LE CONCLAVE DE 1829[1]

Chateaubriand n’a point recueilli dans ses œuvres son discours au Sacré-Collège. Ce discours, prononcé le 18 février 1829, dans la sacristie de Saint Pierre, mérite pourtant de n’être pas perdu. Le voici :

Éminentissimes Seigneurs,

Il n’y a pas encore six ans que M. le duc de Laval-Montmorency vint au milieu de vous pour unir sa douleur à la vôtre, lorsque Pie VII, de religieuse mémoire, fut rappelé auprès du chef invisible de l’Église. Le roi Louis XVIII, au nom duquel mon noble prédécesseur vous porta la parole, est allé lui-même se placer auprès de saint Louis. J’étais alors ministre du vénérable monarque, restaurateur des libertés de la France. Mon nom eut l’insigne honneur de paraître dans les lettres qui furent adressées au sacré collège, et c’est moi qui viens aujourd’hui, ambassadeur de Charles X, roi non moins magnanime que son frère, vous exprimer le regret qu’éprouvera mon auguste maître pour la perte d’un souverain pontife que vos suffrages n’avaient point encore revêtu de l’autorité suprême à l’époque que je rappelle.

Ici Vos Éminences reconnaîtront les voies cachées de la Providence, et cette fragilité des choses humaines qui doivent être surtout présentes à la pensée de cette assemblée des princes de l’Église, où j’aperçois tant de courageux confesseurs de la foi.

Que vous dirai-je, messeigneurs, que vous ne sentiez mieux que moi ? La mémoire de Léon XII sera vénérée par la France. Le royaume que gouverne si glorieusement le fils aîné de l’Église n’oubliera pas les conseils pacifiques qui ont empêché la discorde de troubler, même passagèrement, les nouvelles prospérités de ma patrie. Léon XII joignait à ses vertus apostoliques cette modération d’esprit et cette connaissance de son siècle, si nécessaires aux chefs des Empires.

Éminentissimes seigneurs, vos lumières assureront au saint-siège, dans le prochain conclave, un successeur digne de ce pontife conciliateur. Si vous êtes des princes puissants, vous êtes aussi les ministres de cette religion charitable qui abolit l’esclavage parmi les hommes, qui, simple et sublime à la fois, est également appropriée aux besoins de la société naissante et à ceux de la société perfectionnée. Vos suffrages indépendants iront bientôt chercher parmi vos pairs un vrai pasteur pour la chrétienté, un souverain éclairé pour la plus illustre portion de cette noble Italie qui dicta des lois au monde antique, qui civilisa le monde moderne, qui, toujours féconde et jamais épuisée, nourrit aujourd’hui à l’ombre de sa gloire le souvenir de ses grandeurs.

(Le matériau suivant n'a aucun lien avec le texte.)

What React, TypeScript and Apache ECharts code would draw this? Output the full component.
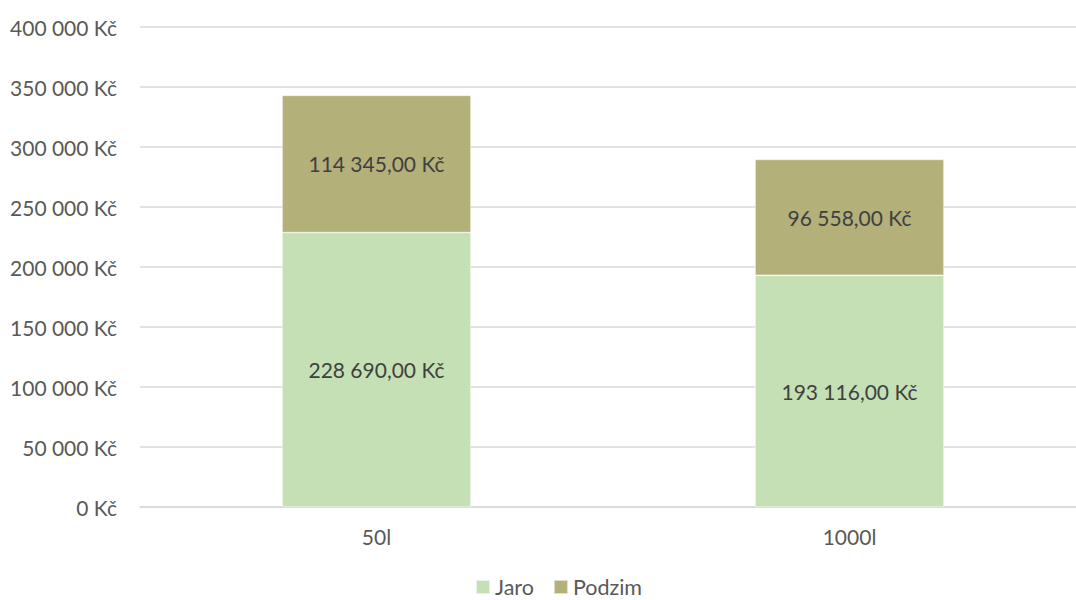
import React, { useEffect, useRef } from "react";
import * as echarts from "echarts";

// Costs per container size, split by season
const categories = ["50l", "1000l"];
const jaroValues = [228690, 193116];
const podzimValues = [114345, 96558];
const seriesNames = ["Jaro", "Podzim"];

const axisMin = 0;
const axisMax = 400000;
const axisStep = 50000;

const FONT = "Lato, 'Open Sans', sans-serif";

const groupThousands = (n: number) =>
  Math.round(n)
    .toString()
    .replace(/\B(?=(\d{3})+(?!\d))/g, " ");

const axisFormat = (v: number) => `${groupThousands(v)} Kč`;
const labelFormat = (v: number) => `${groupThousands(v)},00 Kč`;

export default function App() {
  const ref = useRef<HTMLDivElement>(null);

  useEffect(() => {
    if (!ref.current) return;
    const chart = echarts.init(ref.current, undefined, { renderer: "svg" });

    const barLabel = {
      show: true,
      position: "inside" as const,
      color: "#404040",
      fontFamily: FONT,
      fontSize: 21,
      formatter: (p: any) => labelFormat(p.value),
    };

    chart.setOption({
      animation: false,
      backgroundColor: "#ffffff",
      textStyle: { fontFamily: FONT },
      // plot area runs past the visible edge on the right
      grid: { left: 140, right: 10, top: 27, bottom: 93, containLabel: false },
      legend: {
        data: seriesNames,
        top: 576,
        left: 475,
        padding: 0,
        itemWidth: 14,
        itemHeight: 14,
        itemGap: 19,
        icon: "rect",
        textStyle: { color: "#595959", fontSize: 21.5, lineHeight: 21, fontFamily: FONT },
      },
      xAxis: {
        type: "category",
        data: categories,
        axisLine: { show: true, lineStyle: { color: "#d9d9d9", width: 1.5 } },
        axisTick: { show: false },
        axisLabel: { color: "#595959", fontSize: 21, fontFamily: FONT, margin: 19 },
      },
      yAxis: {
        type: "value",
        min: axisMin,
        max: axisMax,
        interval: axisStep,
        axisLine: { show: false },
        axisTick: { show: false },
        splitLine: { lineStyle: { color: "#d9d9d9", width: 1.5 } },
        axisLabel: {
          color: "#595959",
          fontSize: 21,
          fontFamily: FONT,
          margin: 23,
          formatter: axisFormat,
        },
      },
      series: [
        {
          name: seriesNames[0],
          type: "bar",
          stack: "total",
          data: jaroValues,
          barWidth: 189,
          itemStyle: { color: "#c5e0b4", borderColor: "rgba(255,255,255,0.6)", borderWidth: 0.75 },
          label: barLabel,
        },
        {
          name: seriesNames[1],
          type: "bar",
          stack: "total",
          data: podzimValues,
          barWidth: 189,
          itemStyle: { color: "#b3b07a", borderColor: "rgba(255,255,255,0.6)", borderWidth: 0.75 },
          label: barLabel,
        },
      ],
    });

    return () => chart.dispose();
  }, []);

  return (
    <div
      style={{
        position: "fixed",
        left: 0,
        top: 0,
        width: 1076,
        height: 600,
        overflow: "hidden",
        background: "#ffffff",
      }}
    >
      <div ref={ref} style={{ width: 1096, height: 600 }} />
    </div>
  );
}
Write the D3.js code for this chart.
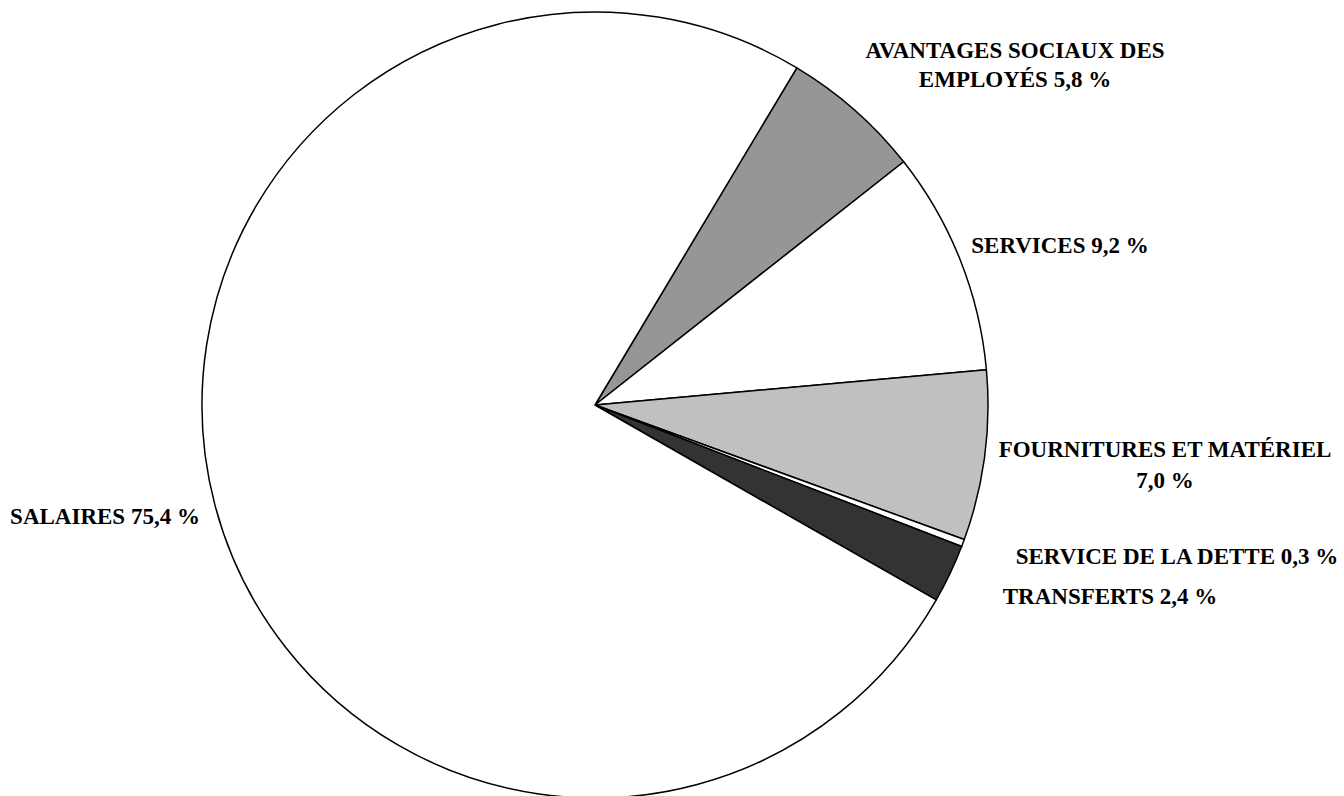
<!DOCTYPE html>
<html>
<head>
<meta charset="utf-8">
<script src="https://cdn.jsdelivr.net/npm/d3@7"></script>
<style>
  body { margin: 0; background: #fff; }
  text { font-family: "Liberation Serif", "Times New Roman", serif; font-weight: bold; font-size: 23px; fill: #000; }
</style>
</head>
<body>
<div id="chart"></div>
<script>
var width  = 1344;
var height = 796;

// data (clockwise order, starting at the employee benefits slice)
var categories = ["AVANTAGES SOCIAUX DES EMPLOYÉS", "SERVICES", "FOURNITURES ET MATÉRIEL",
                  "SERVICE DE LA DETTE", "TRANSFERTS", "SALAIRES"];
var values     = [5.8, 9.2, 7.0, 0.3, 2.4, 75.4];
var valueText  = ["5,8 %", "9,2 %", "7,0 %", "0,3 %", "2,4 %", "75,4 %"];
var fills      = ["#969696", "#ffffff", "#c0c0c0", "#ffffff", "#333333", "#ffffff"];

// label layout: lines of text, anchor x, first baseline, line gap
var labelLines = [
  ["AVANTAGES SOCIAUX DES", "EMPLOYÉS 5,8 %"],
  ["SERVICES 9,2 %"],
  ["FOURNITURES ET MATÉRIEL", "7,0 %"],
  ["SERVICE DE LA DETTE 0,3 %"],
  ["TRANSFERTS 2,4 %"],
  ["SALAIRES 75,4 %"]
];
var labelPos = [[1015, 58, 29], [1060, 253, 0], [1165, 457, 31], [1177, 564, 0], [1110, 604, 0], [105, 524, 0]];

var cx = 595, cy = 405, radius = 393;

var svg = d3.select("#chart")
    .append("svg")
    .attr("width", width)
    .attr("height", height);

var start = 30.9 * Math.PI / 180;

var pie = d3.pie()
    .sort(null)
    .startAngle(start)
    .endAngle(start + 2 * Math.PI)
    .value(function(d) { return d; });

var arc = d3.arc()
    .innerRadius(0)
    .outerRadius(radius);

var g = svg.append("g")
    .attr("transform", "translate(" + cx + "," + cy + ")");

g.selectAll("path")
    .data(pie(values))
    .enter()
    .append("path")
    .attr("d", arc)
    .attr("fill", function(d, i) { return fills[i]; })
    .attr("stroke", "#000")
    .attr("stroke-width", 1.5)
    .attr("stroke-linejoin", "round");

var labels = svg.selectAll("text.lbl")
    .data(labelLines)
    .enter()
    .append("text")
    .attr("class", "lbl")
    .attr("text-anchor", "middle")
    .attr("x", function(d, i) { return labelPos[i][0]; })
    .attr("y", function(d, i) { return labelPos[i][1]; });

labels.each(function(lines, i) {
  d3.select(this).selectAll("tspan")
    .data(lines)
    .enter()
    .append("tspan")
    .attr("x", labelPos[i][0])
    .attr("dy", function(d, j) { return j === 0 ? 0 : labelPos[i][2]; })
    .text(function(d) { return d; });
});
</script>
</body>
</html>
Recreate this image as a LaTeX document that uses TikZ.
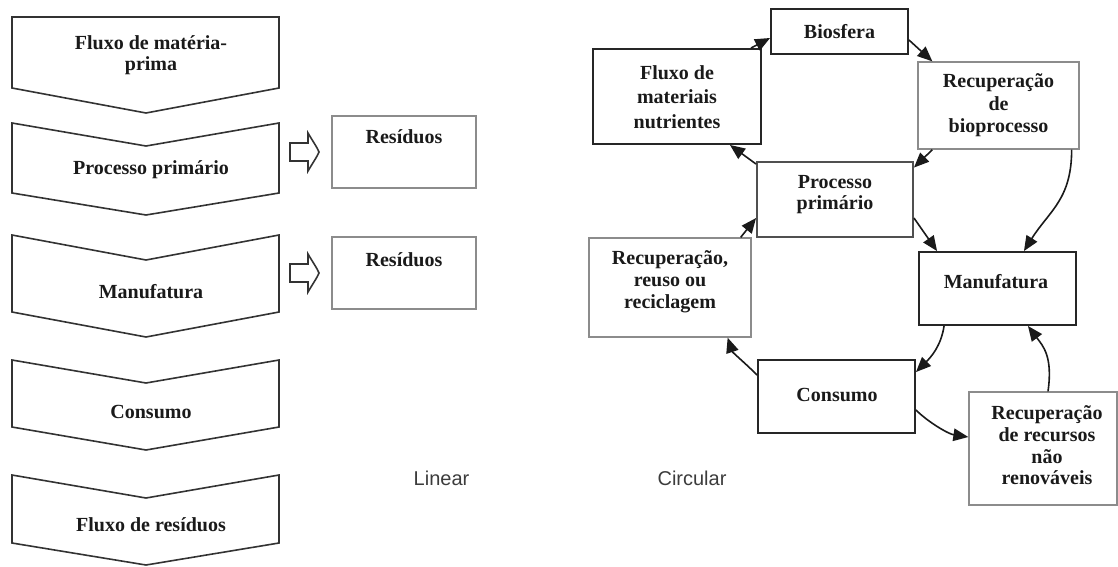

Qu’il me soit permis, Éminentissimes seigneurs, d’offrir en particulier au sacré collège l’hommage de ma profonde vénération.

Dans sa lettre à Mme  Récamier, du 21 mars 1829, Chateaubriand parle du second discours qu’il prononça à Rome, celui-là en plein Conclave, le 10 mars 1829. Comme ce discours ne figure pas non plus dans ses Œuvres complètes, le lecteur sera sans doute bien aise de le trouver ici :

Éminentissimes Seigneurs,

La réponse de Sa Majesté Très-Chrétienne à la lettre que lui a adressée le sacré collège vous exprime, avec la noblesse qui appartient au fils aîné de l’Église, la douleur que Charles X a ressentie en apprenant la mort du père des fidèles, et la confiance qu’il repose dans le choix que la chrétienté attend de vous.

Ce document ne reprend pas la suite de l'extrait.